Monday, July 1, 2013

Doe v. Harris, S191948

Plea agreement: the federal Ninth Circuit Court of Appeals, which is considering a claim by plaintiff that his plea agreement would be violated by requiring him to comply with postconviction amendments to California’s Sex Offender Registration Act, Penal Code section 290 et seq., requested an answer to the following question:  “whether, under California law, the default rule of contract interpretation is (a) that the law in effect at the time of a plea agreement binds the parties, or (b) that the terms of a plea agreement may be affected by changes in law.”  We accepted the request and slightly rephrased the question as:  “Under California law of contract interpretation as applicable to the interpretation of plea agreements, does the law in effect at the time of a plea agreement bind the parties or can the terms of a plea agreement be affected by changes in the law?”  We respond that the general rule in California is that the plea agreement will be “ ‘deemed to incorporate and contemplate not only the existing law but the reserve power of the state to amend the law or enact additional laws for the public good and in pursuance of public policy. . . .’ ”  (People v. Gipson (2004) 117 Cal.App.4th 1065, 1070 (Gipson).)  That the parties enter into a plea agreement thus does not have the effect of insulating them from changes in the law that the Legislature has intended to apply to them (Cal. S. Ct., 01.07.2013, Doe v. Harris, S191948).

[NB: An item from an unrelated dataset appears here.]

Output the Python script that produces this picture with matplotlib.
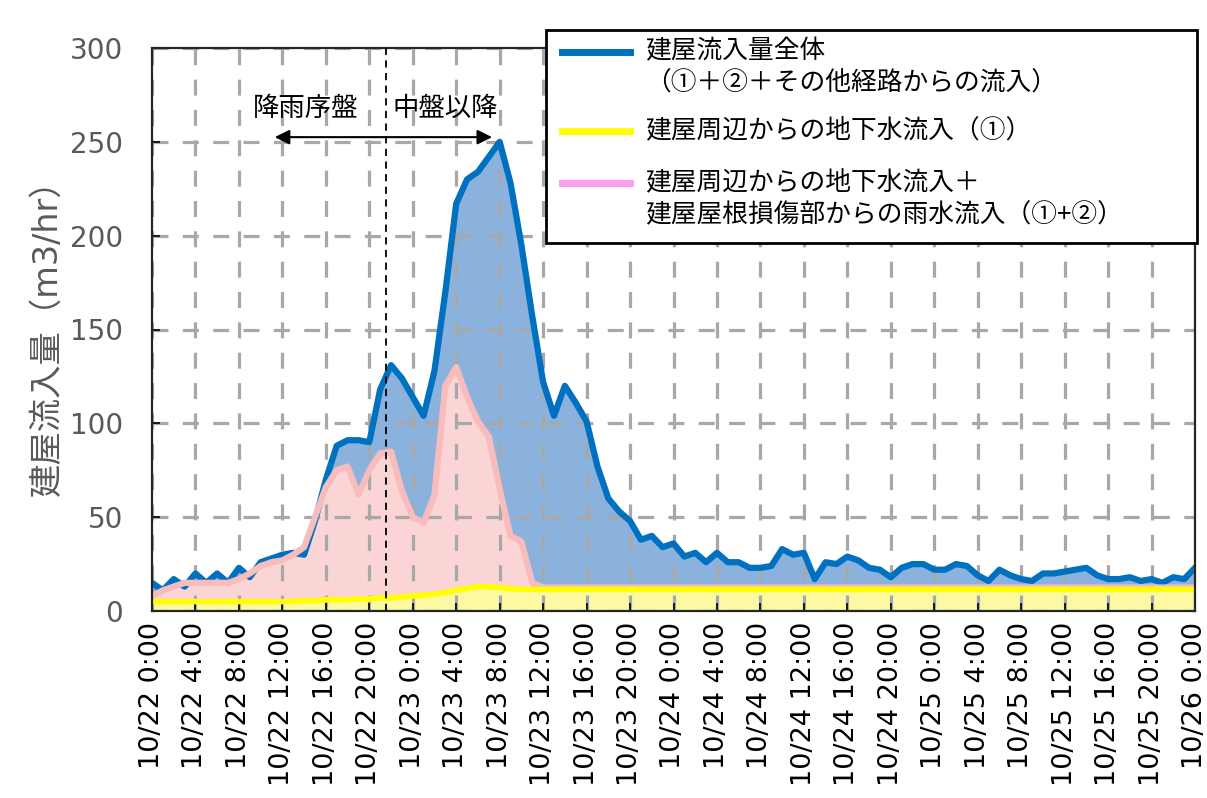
import matplotlib
matplotlib.use('Agg')
import matplotlib.pyplot as plt
from matplotlib.lines import Line2D
from matplotlib.patches import Rectangle

plt.rcParams['font.family'] = ['Noto Sans CJK JP', 'DejaVu Sans']

# ---------------- data ----------------
hours = list(range(97))  # hourly, 10/22 0:00 .. 10/26 0:00

total_inflow = [
    15, 11, 17, 13, 20, 15, 20, 15, 23, 18,
    26, 28, 30, 31, 30, 48, 70, 88, 91, 91,
    90, 118, 131, 124, 114, 104, 128, 170, 217, 230,
    234, 242, 250, 228, 195, 157, 122, 104, 120, 111,
    101, 77, 60, 53, 48, 38, 40, 34, 36, 29,
    31, 26, 31, 26, 26, 23, 23, 24, 33, 30,
    31, 17, 26, 25, 29, 27, 23, 22, 18, 23,
    25, 25, 22, 22, 25, 24, 19, 16, 22, 19,
    17, 16, 20, 20, 21, 22, 23, 19, 17, 17,
    18, 16, 17, 15, 18, 17, 23,
]

ground_plus_rain = [
    8, 11, 13, 15, 15, 15, 15, 15, 17, 20,
    24, 26, 27, 30, 34, 50, 66, 75, 77, 62,
    75, 84, 85, 64, 50, 47, 62, 120, 130, 114,
    101, 93, 65, 40, 37, 15, 12.5, 12.5, 12.5, 12.5,
    12.5, 12.5, 12.5, 12.5, 12.5, 12.5, 12.5, 12.5, 12.5, 12.5,
    12.5, 12.5, 12.5, 12.5, 12.5, 12.5, 12.5, 12.5, 12.5, 12.5,
    12.5, 12.5, 12.5, 12.5, 12.5, 12.5, 12.5, 12.5, 12.5, 12.5,
    12.5, 12.5, 12.5, 12.5, 12.5, 12.5, 12.5, 12.5, 12.5, 12.5,
    12.5, 12.5, 12.5, 12.5, 12.5, 12.5, 12.5, 12.5, 12.5, 12.5,
    12.5, 12.5, 12.5, 12.5, 12.5, 12.5, 12.5,
]

groundwater = [
    5, 5, 5, 5, 5, 5, 5, 5, 5, 5,
    5, 5, 5, 5, 5.5, 5.5, 6, 6, 6, 6.5,
    6.5, 7, 7, 7.5, 8, 8.5, 9, 10, 11, 12,
    13, 13, 12.5, 12, 11.5, 11.5, 11.5, 11.5, 11.5, 11.5,
    11.5, 11.5, 11.5, 11.5, 11.5, 11.5, 11.5, 11.5, 11.5, 11.5,
    11.5, 11.5, 11.5, 11.5, 11.5, 11.5, 11.5, 11.5, 11.5, 11.5,
    11.5, 11.5, 11.5, 11.5, 11.5, 11.5, 11.5, 11.5, 11.5, 11.5,
    11.5, 11.5, 11.5, 11.5, 11.5, 11.5, 11.5, 11.5, 11.5, 11.5,
    11.5, 11.5, 11.5, 11.5, 11.5, 11.5, 11.5, 11.5, 11.5, 11.5,
    11.5, 11.5, 11.5, 11.5, 11.5, 11.5, 11.5,
]

x_tick_hours = [0, 4, 8, 12, 16, 20, 24, 28, 32, 36, 40, 44, 48,
                52, 56, 60, 64, 68, 72, 76, 80, 84, 88, 92, 96]
x_tick_labels = [
    "10/22 0:00", "10/22 4:00", "10/22 8:00", "10/22 12:00", "10/22 16:00", "10/22 20:00",
    "10/23 0:00", "10/23 4:00", "10/23 8:00", "10/23 12:00", "10/23 16:00", "10/23 20:00",
    "10/24 0:00", "10/24 4:00", "10/24 8:00", "10/24 12:00", "10/24 16:00", "10/24 20:00",
    "10/25 0:00", "10/25 4:00", "10/25 8:00", "10/25 12:00", "10/25 16:00", "10/25 20:00",
    "10/26 0:00",
]
y_ticks = [0, 50, 100, 150, 200, 250, 300]

legend_labels = [
    "建屋流入量全体\n（①＋②＋その他経路からの流入）",
    "建屋周辺からの地下水流入（①）",
    "建屋周辺からの地下水流入＋\n建屋屋根損傷部からの雨水流入（①+②）",
]

# ---------------- figure ----------------
W, H = 1207, 798
fig = plt.figure(figsize=(W / 100, H / 100), dpi=100)
ax = fig.add_axes([152 / W, 1 - 611 / H, (1195 - 152) / W, (611 - 48) / H])

BLUE = '#0070c0'
BLUE_FILL = '#8ab2dc'
PINK_LINE = '#f8bcbc'
PINK_FILL = '#fbd5d5'
YEL_LINE = '#ffff00'
YEL_FILL = '#fcf9a2'
LEG_PINK = '#fa9ff0'

ax.fill_between(hours, 0, total_inflow, color=BLUE_FILL, lw=0, zorder=1)
ax.fill_between(hours, 0, ground_plus_rain, color=PINK_FILL, lw=0, zorder=1.1)
ax.fill_between(hours, 0, groundwater, color=YEL_FILL, lw=0, zorder=1.2)

ax.plot(hours, total_inflow, color=BLUE, lw=4.5, zorder=3, solid_joinstyle='round')
ax.plot(hours, ground_plus_rain, color=PINK_LINE, lw=4.5, zorder=3.1, solid_joinstyle='round')
ax.plot(hours, groundwater, color=YEL_LINE, lw=4, zorder=3.2, solid_joinstyle='round')

ax.set_xlim(0, 96)
ax.set_ylim(0, 300)
ax.set_xticks(x_tick_hours)
ax.set_xticklabels(x_tick_labels, rotation=90, fontsize=19.5, color='#000000',
                   family=['DejaVu Sans'])
ax.set_yticks(y_ticks)
ax.set_yticklabels([str(v) for v in y_ticks], fontsize=20, color='#595959',
                   family=['DejaVu Sans'])
ax.tick_params(axis='both', direction='in', length=6, width=1.2, color='#000000')
ax.tick_params(axis='x', pad=8)
ax.tick_params(axis='y', pad=21)

ax.set_axisbelow(False)
ax.grid(True, color='#a8a8a8', lw=2.3, linestyle=(0, (5, 4.5)))
for s in ax.spines.values():
    s.set_color('#262626')
    s.set_linewidth(1.6)
    s.set_zorder(5)

ax.set_ylabel("建屋流入量（m3/hr）", fontsize=24, color='#595959', labelpad=4,
              family=['DejaVu Sans', 'Noto Sans CJK JP'])

# phase divider and annotations
ax.axvline(21.5, color='black', lw=1.3, linestyle=(0, (4, 3)), zorder=6)
ax.annotate('', xy=(11.3, 252.5), xytext=(31.3, 252.5),
            arrowprops=dict(arrowstyle='<|-|>', color='black', lw=1.5,
                            mutation_scale=22, shrinkA=0, shrinkB=0), zorder=6)
ax.text(14.1, 268, "降雨序盤", fontsize=19, ha='center', va='center', zorder=6)
ax.text(27.0, 268, "中盤以降", fontsize=19, ha='center', va='center', zorder=6)

# ---------------- legend (manual, figure pixel coords) ----------------
def fx(px):
    return px / W

def fy(py):
    return 1 - py / H

fig.patches.append(Rectangle((fx(546), fy(243)), fx(1197) - fx(546), fy(30) - fy(243),
                             transform=fig.transFigure, facecolor='white',
                             edgecolor='black', lw=2, zorder=10))
handles = [(BLUE, 52, 51, 84), (YEL_LINE, 131, 131, None), (LEG_PINK, 183, 183, 215)]
for (col, ly, t1, t2), lab in zip(handles, legend_labels):
    fig.lines.append(Line2D([fx(562), fx(630)], [fy(ly), fy(ly)], transform=fig.transFigure,
                            color=col, lw=5, zorder=11))
    parts = lab.split('\n')
    fig.text(fx(645), fy(t1), parts[0], fontsize=18.5, ha='left', va='center', zorder=12)
    if t2 is not None:
        fig.text(fx(645), fy(t2), parts[1], fontsize=18.5, ha='left', va='center', zorder=12)

fig.savefig('out.png', dpi=100)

Plea agreement : en droit californien, le droit contractuel et ses principes d’interprétation s’appliquent au contenu du plea. En outre, si ultérieurement au plea le droit contractuel connaît des modifications prises dans l’intérêt public, le contenu du plea peut être affecté conformément au nouveau droit. Le contenu d’un plea peut donc subir des modifications subséquemment à sa prise d’effet.